• Collected material
==========

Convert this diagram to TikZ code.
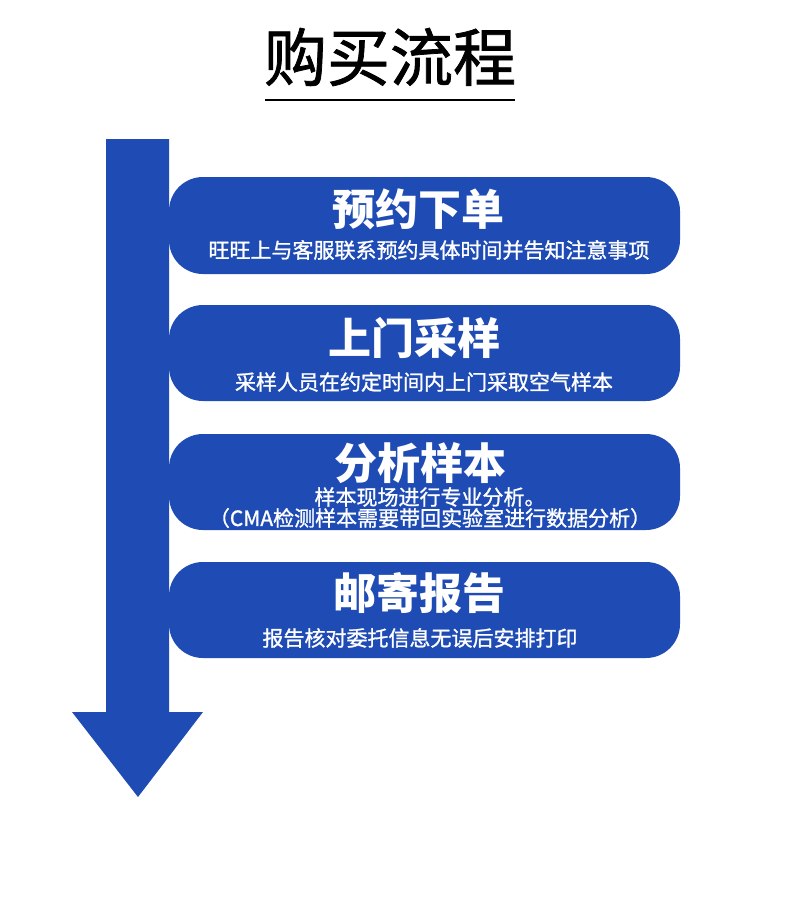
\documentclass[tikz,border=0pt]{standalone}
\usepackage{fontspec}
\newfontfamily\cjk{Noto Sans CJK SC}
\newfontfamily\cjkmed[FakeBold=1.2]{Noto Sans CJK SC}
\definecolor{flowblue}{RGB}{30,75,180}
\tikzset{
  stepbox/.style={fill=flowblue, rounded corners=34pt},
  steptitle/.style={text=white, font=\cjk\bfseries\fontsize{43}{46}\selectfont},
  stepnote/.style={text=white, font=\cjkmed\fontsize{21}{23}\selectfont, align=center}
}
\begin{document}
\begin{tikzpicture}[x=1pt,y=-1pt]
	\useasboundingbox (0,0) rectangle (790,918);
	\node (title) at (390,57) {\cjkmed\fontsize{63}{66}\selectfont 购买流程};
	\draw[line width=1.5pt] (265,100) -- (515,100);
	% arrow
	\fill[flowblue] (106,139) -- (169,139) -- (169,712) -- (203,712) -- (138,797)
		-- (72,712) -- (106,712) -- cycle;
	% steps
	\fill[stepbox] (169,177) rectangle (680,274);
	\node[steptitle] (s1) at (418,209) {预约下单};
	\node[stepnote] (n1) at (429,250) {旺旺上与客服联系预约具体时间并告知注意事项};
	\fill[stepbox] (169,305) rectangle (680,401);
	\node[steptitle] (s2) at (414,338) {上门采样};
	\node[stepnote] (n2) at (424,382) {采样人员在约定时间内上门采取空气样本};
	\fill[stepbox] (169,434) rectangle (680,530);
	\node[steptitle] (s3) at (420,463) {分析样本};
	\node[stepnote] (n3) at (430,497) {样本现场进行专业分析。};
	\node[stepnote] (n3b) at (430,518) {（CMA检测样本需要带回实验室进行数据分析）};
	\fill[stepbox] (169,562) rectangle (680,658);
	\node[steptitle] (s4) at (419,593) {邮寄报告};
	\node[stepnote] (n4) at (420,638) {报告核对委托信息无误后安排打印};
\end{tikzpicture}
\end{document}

==========

• What this task involves
Give back the whole listing as it stands, minus its pictures.

• Written answer
Convert this diagram to TikZ code.
\documentclass[tikz,border=0pt]{standalone}
\usepackage{fontspec}
\newfontfamily\cjk{Noto Sans CJK SC}
\newfontfamily\cjkmed[FakeBold=1.2]{Noto Sans CJK SC}
\definecolor{flowblue}{RGB}{30,75,180}
\tikzset{
  stepbox/.style={fill=flowblue, rounded corners=34pt},
  steptitle/.style={text=white, font=\cjk\bfseries\fontsize{43}{46}\selectfont},
  stepnote/.style={text=white, font=\cjkmed\fontsize{21}{23}\selectfont, align=center}
}
\begin{document}
\begin{tikzpicture}[x=1pt,y=-1pt]
	\useasboundingbox (0,0) rectangle (790,918);
	\node (title) at (390,57) {\cjkmed\fontsize{63}{66}\selectfont 购买流程};
	\draw[line width=1.5pt] (265,100) -- (515,100);
	% arrow
	\fill[flowblue] (106,139) -- (169,139) -- (169,712) -- (203,712) -- (138,797)
		-- (72,712) -- (106,712) -- cycle;
	% steps
	\fill[stepbox] (169,177) rectangle (680,274);
	\node[steptitle] (s1) at (418,209) {预约下单};
	\node[stepnote] (n1) at (429,250) {旺旺上与客服联系预约具体时间并告知注意事项};
	\fill[stepbox] (169,305) rectangle (680,401);
	\node[steptitle] (s2) at (414,338) {上门采样};
	\node[stepnote] (n2) at (424,382) {采样人员在约定时间内上门采取空气样本};
	\fill[stepbox] (169,434) rectangle (680,530);
	\node[steptitle] (s3) at (420,463) {分析样本};
	\node[stepnote] (n3) at (430,497) {样本现场进行专业分析。};
	\node[stepnote] (n3b) at (430,518) {（CMA检测样本需要带回实验室进行数据分析）};
	\fill[stepbox] (169,562) rectangle (680,658);
	\node[steptitle] (s4) at (419,593) {邮寄报告};
	\node[stepnote] (n4) at (420,638) {报告核对委托信息无误后安排打印};
\end{tikzpicture}
\end{document}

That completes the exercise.